Often, people are content to insist—as 18-year-old me was—that as long as individuals aren’t actively racist, racism is no longer an issue. But while racism of past eras was a conscious and painfully explicit hatred, today it’s a little more subconscious and a little harder to quantify, and that makes it that much more insidious. Discrimination is less blatant, yet it still exists. Many people agree racism is still a problem, yet individual racists are seemingly nowhere to be found. The result is that even as people of color continue to break through glass ceilings, many of our communities remain effectively segregated. My suburban childhood neighborhood is one of many such communities.

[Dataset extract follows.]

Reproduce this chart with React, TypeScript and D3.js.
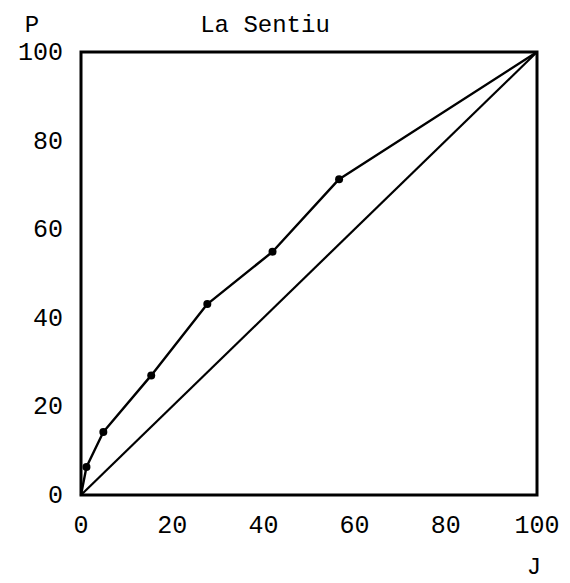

The recent premiere of critically-acclaimed HBO show Girls, to use just one recent example, was marred by its stunning lack of racial diversity—despite being set in NYC, one of the most diverse cities in the world. In response to this criticism, the show’s writer Lena Dunham stated that she genuinely had not meant offense, but had merely written her experiences from a very deep-down, gut-level place. It’s tragic that even in our supposedly “post-racial” society, even in a world of ever-increasing connections, many in my generation have had so few meaningful relationships and interactions with people of other races that their “default” expectation, their gut-level perception of reality, is still essentially segregated. It’s not so much that we actively hate each other—although sadly, there is still some of that. But for the most part, we just haven’t done a very good job getting to know each other.

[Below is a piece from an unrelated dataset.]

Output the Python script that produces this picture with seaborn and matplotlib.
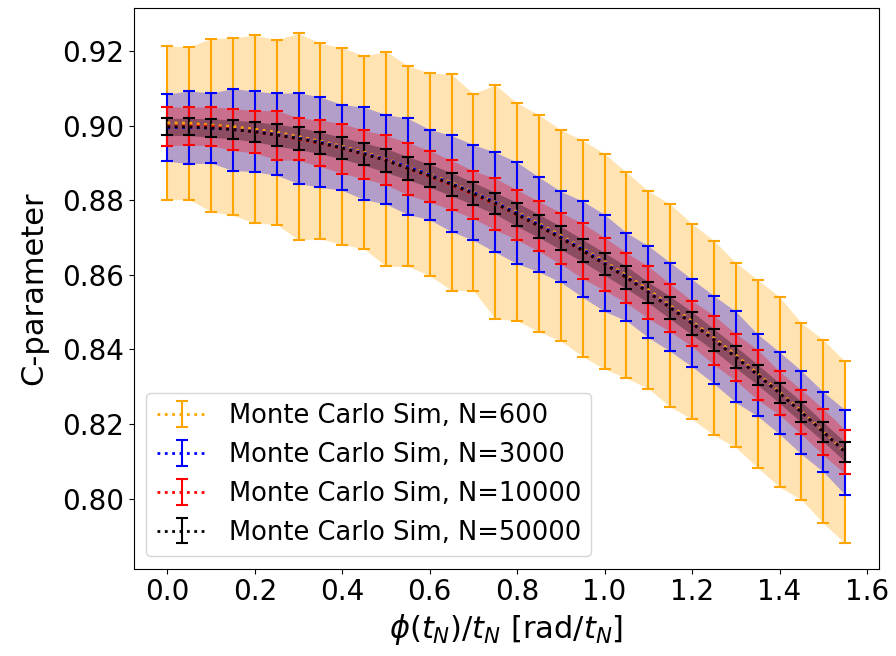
import numpy as np
import matplotlib
matplotlib.use("Agg")
import matplotlib.pyplot as plt
from matplotlib.ticker import MultipleLocator
import seaborn as sns

# phi(t_N)/t_N grid
phi = np.arange(32) * 0.05

# Monte Carlo Sim, N=600
mean_600 = [0.9008, 0.9007, 0.9002, 0.8998, 0.8991, 0.8983, 0.8971, 0.8959, 0.8945, 0.8929,
            0.8911, 0.8892, 0.8870, 0.8848, 0.8822, 0.8796, 0.8769, 0.8738, 0.8706, 0.8671,
            0.8636, 0.8599, 0.8560, 0.8518, 0.8475, 0.8431, 0.8385, 0.8335, 0.8286, 0.8234,
            0.8180, 0.8124]
err_600 = [0.0206, 0.0205, 0.0232, 0.0238, 0.0252, 0.0248, 0.0277, 0.0262, 0.0264, 0.0259,
           0.0288, 0.0269, 0.0272, 0.0290, 0.0264, 0.0314, 0.0292, 0.0291, 0.0283, 0.0290,
           0.0289, 0.0276, 0.0265, 0.0272, 0.0262, 0.0261, 0.0248, 0.0252, 0.0255, 0.0237,
           0.0246, 0.0244]

# Monte Carlo Sim, N=3000
mean_3000 = [0.8995, 0.8996, 0.8994, 0.8990, 0.8985, 0.8977, 0.8967, 0.8956, 0.8942, 0.8926,
             0.8910, 0.8891, 0.8869, 0.8845, 0.8821, 0.8795, 0.8766, 0.8735, 0.8702, 0.8669,
             0.8632, 0.8595, 0.8555, 0.8514, 0.8471, 0.8426, 0.8380, 0.8331, 0.8283, 0.8231,
             0.8179, 0.8124]
err_3000 = [0.0090, 0.0098, 0.0094, 0.0110, 0.0108, 0.0110, 0.0122, 0.0121, 0.0115, 0.0124,
            0.0120, 0.0129, 0.0121, 0.0129, 0.0128, 0.0134, 0.0136, 0.0127, 0.0122, 0.0129,
            0.0130, 0.0118, 0.0123, 0.0119, 0.0117, 0.0118, 0.0122, 0.0110, 0.0110, 0.0112,
            0.0107, 0.0114]

# Monte Carlo Sim, N=10000
mean_10000 = [0.8999, 0.8999, 0.8999, 0.8990, 0.8984, 0.8975, 0.8964, 0.8953, 0.8939, 0.8923,
              0.8908, 0.8885, 0.8864, 0.8841, 0.8815, 0.8790, 0.8761, 0.8730, 0.8698, 0.8664,
              0.8629, 0.8592, 0.8553, 0.8512, 0.8469, 0.8425, 0.8379, 0.8332, 0.8283, 0.8232,
              0.8179, 0.8125]
err_10000 = [0.0052, 0.0051, 0.0052, 0.0056, 0.0057, 0.0066, 0.0057, 0.0062, 0.0067, 0.0065,
             0.0066, 0.0070, 0.0069, 0.0066, 0.0064, 0.0069, 0.0067, 0.0067, 0.0069, 0.0074,
             0.0071, 0.0067, 0.0070, 0.0064, 0.0061, 0.0066, 0.0063, 0.0067, 0.0058, 0.0060,
             0.0062, 0.0059]

# Monte Carlo Sim, N=50000
mean_50000 = [0.8997, 0.8997, 0.8994, 0.8990, 0.8984, 0.8975, 0.8966, 0.8954, 0.8940, 0.8924,
              0.8907, 0.8886, 0.8866, 0.8843, 0.8818, 0.8792, 0.8762, 0.8731, 0.8699, 0.8665,
              0.8629, 0.8593, 0.8553, 0.8512, 0.8470, 0.8426, 0.8379, 0.8332, 0.8283, 0.8232,
              0.8179, 0.8125]
err_50000 = [0.0023, 0.0023, 0.0025, 0.0025, 0.0027, 0.0029, 0.0030, 0.0029, 0.0029, 0.0030,
             0.0032, 0.0031, 0.0031, 0.0031, 0.0030, 0.0029, 0.0032, 0.0031, 0.0031, 0.0030,
             0.0030, 0.0030, 0.0028, 0.0030, 0.0031, 0.0029, 0.0029, 0.0027, 0.0027, 0.0028,
             0.0026, 0.0026]

sizes = ["600", "3000", "10000", "50000"]
colors = ["orange", "blue", "red", "black"]
means = [mean_600, mean_3000, mean_10000, mean_50000]
errs = [err_600, err_3000, err_10000, err_50000]

sns.set_style("ticks", {"axes.edgecolor": "black", "xtick.color": "black", "ytick.color": "black",
                        "axes.labelcolor": "black", "text.color": "black",
                        "xtick.direction": "out", "ytick.direction": "out"})
plt.rcParams['font.family'] = ['DejaVu Sans']

fig, ax = plt.subplots(figsize=(8.96, 6.56), dpi=100)

for n, c, m, e in zip(sizes, colors, means, errs):
    m = np.array(m)
    e = np.array(e)
    ax.fill_between(phi, m - e, m + e, color=c, alpha=0.3, linewidth=0)
    ax.errorbar(phi, m, yerr=e, fmt=':', color=c, ecolor=c, elinewidth=1.5, capsize=4.3,
                capthick=1.5, linewidth=2, label=f"Monte Carlo Sim, N={n}")

ax.xaxis.set_major_locator(MultipleLocator(0.2))
ax.yaxis.set_major_locator(MultipleLocator(0.02))
ax.set_xlabel(r"$\phi(t_N)/t_N$ [rad/$t_N$]", fontsize=22)
ax.set_ylabel("C-parameter", fontsize=22, labelpad=10)
ax.tick_params(labelsize=20)
ax.legend(loc="lower left", fontsize=18.5)

plt.subplots_adjust(left=0.149, right=0.981, bottom=0.133, top=0.988)
plt.savefig("out.png", dpi=100)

Humanity’s history of racial hatred has left us with quite a lot of baggage to sift through. It’s not the sort of thing you can just sweep under the rug and say “that’s over, we can move on now.” People have tried. But it’s obvious that, for the sake of our communities, we still have a lot more work to do.
When I was younger and living in an area where race was a fairly taboo subject to bring up, I tended to view racism as a sort of “on/off” switch. Either you were, or you weren’t. It wasn’t until later that I understood that not being racist involves so much more than that. It’s a constant process of reaching out to other people, re-affirming your belief in our common humanity, and re-evaluating your own individual prejudices and shortcomings. And whatever kind of community you live in, one of the best things we can do for one another is to each engage ourselves fully in that process.

Baha’u’llah, the founder of the Baha’i Faith, often compared humanity to the flowers of a single garden, in which individual flowers’ varying hues make the whole garden that much more beautiful. I know that we are on our way to truly recognizing that our differences, however big, small, tangible or imagined, are what beautify this world and make it worth inhabiting.

I hope this realization comes soon—and with grace, I think we can help each other make it even sooner.